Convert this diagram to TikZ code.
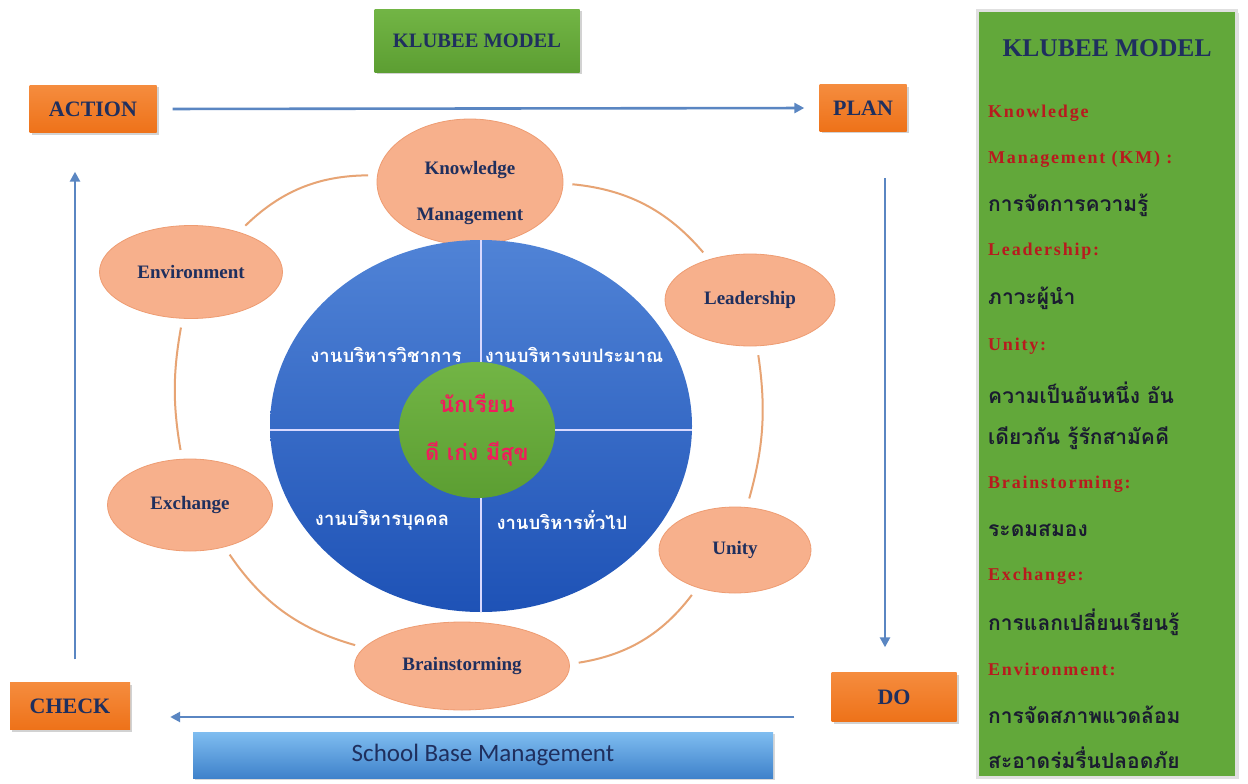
\documentclass[tikz,border=0pt]{standalone}
\usepackage{fontspec}
\setmainfont{Liberation Serif}
\newfontfamily\thaifont[Script=Thai]{Loma}
\newfontfamily\calfont{Carlito}
\newfontfamily\spacedserif[LetterSpace=10]{Liberation Serif}
\usetikzlibrary{shapes.geometric,arrows.meta,shadows}
\definecolor{navy}{HTML}{1F2F5E}
\definecolor{arrowblue}{HTML}{5A86C2}
\definecolor{peach}{HTML}{F7B08C}
\definecolor{peachline}{HTML}{EE9C72}
\definecolor{ringc}{HTML}{E7A474}
\definecolor{orngA}{HTML}{F58C3E}
\definecolor{orngB}{HTML}{EE7219}
\definecolor{grnA}{HTML}{72B545}
\definecolor{grnB}{HTML}{5C9E32}
\definecolor{panelg}{HTML}{62A83A}
\definecolor{redlab}{HTML}{B81A1E}
\definecolor{pinkred}{HTML}{F01C5C}
\definecolor{blueA}{HTML}{5083D6}
\definecolor{blueB}{HTML}{1E52B6}
\definecolor{sbmA}{HTML}{7FBDF0}
\definecolor{sbmB}{HTML}{3F82CB}
\definecolor{thaidark}{HTML}{1A1C30}
\tikzset{
  obox/.style={rectangle, top color=orngA, bottom color=orngB, draw=none,
    drop shadow={shadow xshift=2pt, shadow yshift=-2pt, opacity=0.35},
    font=\bfseries\fontsize{22}{22}\selectfont, text=navy, inner sep=0pt},
  peachell/.style={ellipse, fill=peach, draw=peachline, line width=0.8pt, inner sep=0pt,
    font=\bfseries\fontsize{19}{19}\selectfont, text=navy},
  flow/.style={draw=arrowblue, line width=2.6pt, -{Triangle[length=10pt,width=10pt]}},
  ring/.style={draw=ringc, line width=2pt, shorten <=9pt, shorten >=9pt},
  quad/.style={font=\thaifont\bfseries\fontsize{18.5}{18.5}\selectfont, text=white, inner sep=0pt},
  redl/.style={anchor=west, font=\spacedserif\bfseries\fontsize{18}{18}\selectfont, text=redlab, inner sep=0pt},
  thl/.style={anchor=west, font=\thaifont\bfseries\fontsize{21}{21}\selectfont, text=thaidark, inner sep=0pt},
}
\begin{document}
\begin{tikzpicture}[x=1pt,y=-1pt]
\useasboundingbox (0,0) rectangle (1248,784);
\fill[white] (0,0) rectangle (1248,784);

% top title
\node[rectangle, top color=grnA, bottom color=grnB, minimum width=205pt, minimum height=63pt,
  drop shadow={shadow xshift=2pt, shadow yshift=-2pt, opacity=0.35},
  font=\bfseries\fontsize{20.5}{20.5}\selectfont, text=navy] (title) at (477,41) {KLUBEE MODEL};

% PDCA boxes
\node[obox, minimum width=127pt, minimum height=47pt] (action) at (93,109) {ACTION};
\node[obox, minimum width=87pt, minimum height=46pt] (plan) at (863,108) {PLAN};
\node[obox, minimum width=120pt, minimum height=47pt] (check) at (70,706) {CHECK};
\node[obox, minimum width=125pt, minimum height=49pt] (do) at (894,697) {DO};

% School base management
\node[rectangle, top color=sbmA, bottom color=sbmB, minimum width=580pt, minimum height=46pt,
  drop shadow={shadow xshift=2pt, shadow yshift=-2pt, opacity=0.3},
  font=\calfont\fontsize{25}{25}\selectfont, text=navy] (sbm) at (483,755) {School Base Management};

% PDCA arrows
\draw[flow, shorten <=16pt, shorten >=15pt] (action.east) -- (plan.west);
\draw[flow, shorten <=47pt, shorten >=25pt] ([xshift=22pt]plan.south) -- ([xshift=-9pt]do.north);
\draw[flow, shorten <=37pt, shorten >=40pt] ([yshift=-20pt]do.west) -- ([yshift=-11pt]check.east);
\draw[flow, shorten <=23pt, shorten >=39pt] ([xshift=5pt]check.north) -- ([xshift=-18pt]action.south);

% peach ellipses
\node[peachell, minimum width=186pt, minimum height=126pt, align=center,
  font=\bfseries\fontsize{19}{46}\selectfont, text height=80pt, text depth=4pt] (km) at (470,182) {Knowledge\\Management};
\node[peachell, minimum width=170pt, minimum height=92pt] (lead) at (750,300) {Leadership};
\node[peachell, minimum width=183pt, minimum height=93pt] (env) at (191,272) {Environment};
\node[peachell, minimum width=165pt, minimum height=92pt] (exch) at (190,505) {Exchange};
\node[peachell, minimum width=152pt, minimum height=86pt] (unity) at (735,550) {Unity};
\node[peachell, minimum width=215pt, minimum height=88pt] (brain) at (462,666) {Brainstorming};

% ring arcs
\draw[ring] (env) to[bend left=22] (km);
\draw[ring] (km) to[bend left=22] (lead);
\draw[ring] (lead) to[bend left=12] (unity);
\draw[ring] (unity) to[bend left=22] (brain);
\draw[ring] (brain) to[bend left=20] (exch);
\draw[ring] (exch) to[bend left=10] (env);

% blue disc
\node[ellipse, top color=blueA, bottom color=blueB, minimum width=422pt, minimum height=372pt, inner sep=0pt] (disc) at (481,426) {};
\draw[white!85!blue, line width=2pt] (disc.north) -- (disc.south);
\draw[white!85!blue, line width=2pt] ([yshift=-4pt]disc.west) -- ([yshift=-4pt]disc.east);

\node[quad] (q1) at (386,355) {งานบริหารวิชาการ};
\node[quad] (q2) at (574,355) {งานบริหารงบประมาณ};
\node[quad] (q3) at (382,520) {งานบริหารบุคคล};
\node[quad] (q4) at (562,520) {งานบริหารทั่วไป};

% green centre
\node[ellipse, top color=grnA, bottom color=grnB, minimum width=156pt, minimum height=136pt, inner sep=0pt,
  align=center, font=\thaifont\bfseries\fontsize{22}{48}\selectfont, text=pinkred] (core) at (477,430) {นักเรียน\\ดี เก่ง มีสุข};

% right panel
\node[rectangle, fill=panelg, draw=black!12, line width=3pt, minimum width=259pt, minimum height=766pt,
  drop shadow={shadow xshift=2pt, shadow yshift=-2pt, opacity=0.25}] (panel) at (1107,394) {};
\node[font=\bfseries\fontsize{25.5}{25.5}\selectfont, text=navy] (ptitle) at (1107,48) {KLUBEE MODEL};
\node[redl] (p1) at (988,113) {Knowledge};
\node[redl] (p2) at (988,159) {Management (KM) :};
\node[thl] (p3) at (988,205) {การจัดการความรู้};
\node[redl] (p4) at (988,251) {Leadership:};
\node[thl] (p5) at (988,298) {ภาวะผู้นำ};
\node[redl] (p6) at (988,346) {Unity:};
\node[thl] (p7) at (988,393) {ความเป็นอันหนึ่ง อัน};
\node[thl] (p8) at (988,438) {เดียวกัน รู้รักสามัคคี};
\node[redl] (p9) at (988,484) {Brainstorming:};
\node[thl] (p10) at (988,530) {ระดมสมอง};
\node[redl] (p11) at (988,576) {Exchange:};
\node[thl] (p12) at (988,622) {การแลกเปลี่ยนเรียนรู้};
\node[redl] (p13) at (988,669) {Environment:};
\node[thl] (p14) at (988,715) {การจัดสภาพแวดล้อม};
\node[thl] (p15) at (988,758) {สะอาดร่มรื่นปลอดภัย};
\end{tikzpicture}
\end{document}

============

● **EXERCISE**: Copy the whole listing above word for word but do not carry over the pictures.

● **FULL RESPONSE**:
Convert this diagram to TikZ code.
\documentclass[tikz,border=0pt]{standalone}
\usepackage{fontspec}
\setmainfont{Liberation Serif}
\newfontfamily\thaifont[Script=Thai]{Loma}
\newfontfamily\calfont{Carlito}
\newfontfamily\spacedserif[LetterSpace=10]{Liberation Serif}
\usetikzlibrary{shapes.geometric,arrows.meta,shadows}
\definecolor{navy}{HTML}{1F2F5E}
\definecolor{arrowblue}{HTML}{5A86C2}
\definecolor{peach}{HTML}{F7B08C}
\definecolor{peachline}{HTML}{EE9C72}
\definecolor{ringc}{HTML}{E7A474}
\definecolor{orngA}{HTML}{F58C3E}
\definecolor{orngB}{HTML}{EE7219}
\definecolor{grnA}{HTML}{72B545}
\definecolor{grnB}{HTML}{5C9E32}
\definecolor{panelg}{HTML}{62A83A}
\definecolor{redlab}{HTML}{B81A1E}
\definecolor{pinkred}{HTML}{F01C5C}
\definecolor{blueA}{HTML}{5083D6}
\definecolor{blueB}{HTML}{1E52B6}
\definecolor{sbmA}{HTML}{7FBDF0}
\definecolor{sbmB}{HTML}{3F82CB}
\definecolor{thaidark}{HTML}{1A1C30}
\tikzset{
  obox/.style={rectangle, top color=orngA, bottom color=orngB, draw=none,
    drop shadow={shadow xshift=2pt, shadow yshift=-2pt, opacity=0.35},
    font=\bfseries\fontsize{22}{22}\selectfont, text=navy, inner sep=0pt},
  peachell/.style={ellipse, fill=peach, draw=peachline, line width=0.8pt, inner sep=0pt,
    font=\bfseries\fontsize{19}{19}\selectfont, text=navy},
  flow/.style={draw=arrowblue, line width=2.6pt, -{Triangle[length=10pt,width=10pt]}},
  ring/.style={draw=ringc, line width=2pt, shorten <=9pt, shorten >=9pt},
  quad/.style={font=\thaifont\bfseries\fontsize{18.5}{18.5}\selectfont, text=white, inner sep=0pt},
  redl/.style={anchor=west, font=\spacedserif\bfseries\fontsize{18}{18}\selectfont, text=redlab, inner sep=0pt},
  thl/.style={anchor=west, font=\thaifont\bfseries\fontsize{21}{21}\selectfont, text=thaidark, inner sep=0pt},
}
\begin{document}
\begin{tikzpicture}[x=1pt,y=-1pt]
\useasboundingbox (0,0) rectangle (1248,784);
\fill[white] (0,0) rectangle (1248,784);

% top title
\node[rectangle, top color=grnA, bottom color=grnB, minimum width=205pt, minimum height=63pt,
  drop shadow={shadow xshift=2pt, shadow yshift=-2pt, opacity=0.35},
  font=\bfseries\fontsize{20.5}{20.5}\selectfont, text=navy] (title) at (477,41) {KLUBEE MODEL};

% PDCA boxes
\node[obox, minimum width=127pt, minimum height=47pt] (action) at (93,109) {ACTION};
\node[obox, minimum width=87pt, minimum height=46pt] (plan) at (863,108) {PLAN};
\node[obox, minimum width=120pt, minimum height=47pt] (check) at (70,706) {CHECK};
\node[obox, minimum width=125pt, minimum height=49pt] (do) at (894,697) {DO};

% School base management
\node[rectangle, top color=sbmA, bottom color=sbmB, minimum width=580pt, minimum height=46pt,
  drop shadow={shadow xshift=2pt, shadow yshift=-2pt, opacity=0.3},
  font=\calfont\fontsize{25}{25}\selectfont, text=navy] (sbm) at (483,755) {School Base Management};

% PDCA arrows
\draw[flow, shorten <=16pt, shorten >=15pt] (action.east) -- (plan.west);
\draw[flow, shorten <=47pt, shorten >=25pt] ([xshift=22pt]plan.south) -- ([xshift=-9pt]do.north);
\draw[flow, shorten <=37pt, shorten >=40pt] ([yshift=-20pt]do.west) -- ([yshift=-11pt]check.east);
\draw[flow, shorten <=23pt, shorten >=39pt] ([xshift=5pt]check.north) -- ([xshift=-18pt]action.south);

% peach ellipses
\node[peachell, minimum width=186pt, minimum height=126pt, align=center,
  font=\bfseries\fontsize{19}{46}\selectfont, text height=80pt, text depth=4pt] (km) at (470,182) {Knowledge\\Management};
\node[peachell, minimum width=170pt, minimum height=92pt] (lead) at (750,300) {Leadership};
\node[peachell, minimum width=183pt, minimum height=93pt] (env) at (191,272) {Environment};
\node[peachell, minimum width=165pt, minimum height=92pt] (exch) at (190,505) {Exchange};
\node[peachell, minimum width=152pt, minimum height=86pt] (unity) at (735,550) {Unity};
\node[peachell, minimum width=215pt, minimum height=88pt] (brain) at (462,666) {Brainstorming};

% ring arcs
\draw[ring] (env) to[bend left=22] (km);
\draw[ring] (km) to[bend left=22] (lead);
\draw[ring] (lead) to[bend left=12] (unity);
\draw[ring] (unity) to[bend left=22] (brain);
\draw[ring] (brain) to[bend left=20] (exch);
\draw[ring] (exch) to[bend left=10] (env);

% blue disc
\node[ellipse, top color=blueA, bottom color=blueB, minimum width=422pt, minimum height=372pt, inner sep=0pt] (disc) at (481,426) {};
\draw[white!85!blue, line width=2pt] (disc.north) -- (disc.south);
\draw[white!85!blue, line width=2pt] ([yshift=-4pt]disc.west) -- ([yshift=-4pt]disc.east);

\node[quad] (q1) at (386,355) {งานบริหารวิชาการ};
\node[quad] (q2) at (574,355) {งานบริหารงบประมาณ};
\node[quad] (q3) at (382,520) {งานบริหารบุคคล};
\node[quad] (q4) at (562,520) {งานบริหารทั่วไป};

% green centre
\node[ellipse, top color=grnA, bottom color=grnB, minimum width=156pt, minimum height=136pt, inner sep=0pt,
  align=center, font=\thaifont\bfseries\fontsize{22}{48}\selectfont, text=pinkred] (core) at (477,430) {นักเรียน\\ดี เก่ง มีสุข};

% right panel
\node[rectangle, fill=panelg, draw=black!12, line width=3pt, minimum width=259pt, minimum height=766pt,
  drop shadow={shadow xshift=2pt, shadow yshift=-2pt, opacity=0.25}] (panel) at (1107,394) {};
\node[font=\bfseries\fontsize{25.5}{25.5}\selectfont, text=navy] (ptitle) at (1107,48) {KLUBEE MODEL};
\node[redl] (p1) at (988,113) {Knowledge};
\node[redl] (p2) at (988,159) {Management (KM) :};
\node[thl] (p3) at (988,205) {การจัดการความรู้};
\node[redl] (p4) at (988,251) {Leadership:};
\node[thl] (p5) at (988,298) {ภาวะผู้นำ};
\node[redl] (p6) at (988,346) {Unity:};
\node[thl] (p7) at (988,393) {ความเป็นอันหนึ่ง อัน};
\node[thl] (p8) at (988,438) {เดียวกัน รู้รักสามัคคี};
\node[redl] (p9) at (988,484) {Brainstorming:};
\node[thl] (p10) at (988,530) {ระดมสมอง};
\node[redl] (p11) at (988,576) {Exchange:};
\node[thl] (p12) at (988,622) {การแลกเปลี่ยนเรียนรู้};
\node[redl] (p13) at (988,669) {Environment:};
\node[thl] (p14) at (988,715) {การจัดสภาพแวดล้อม};
\node[thl] (p15) at (988,758) {สะอาดร่มรื่นปลอดภัย};
\end{tikzpicture}
\end{document}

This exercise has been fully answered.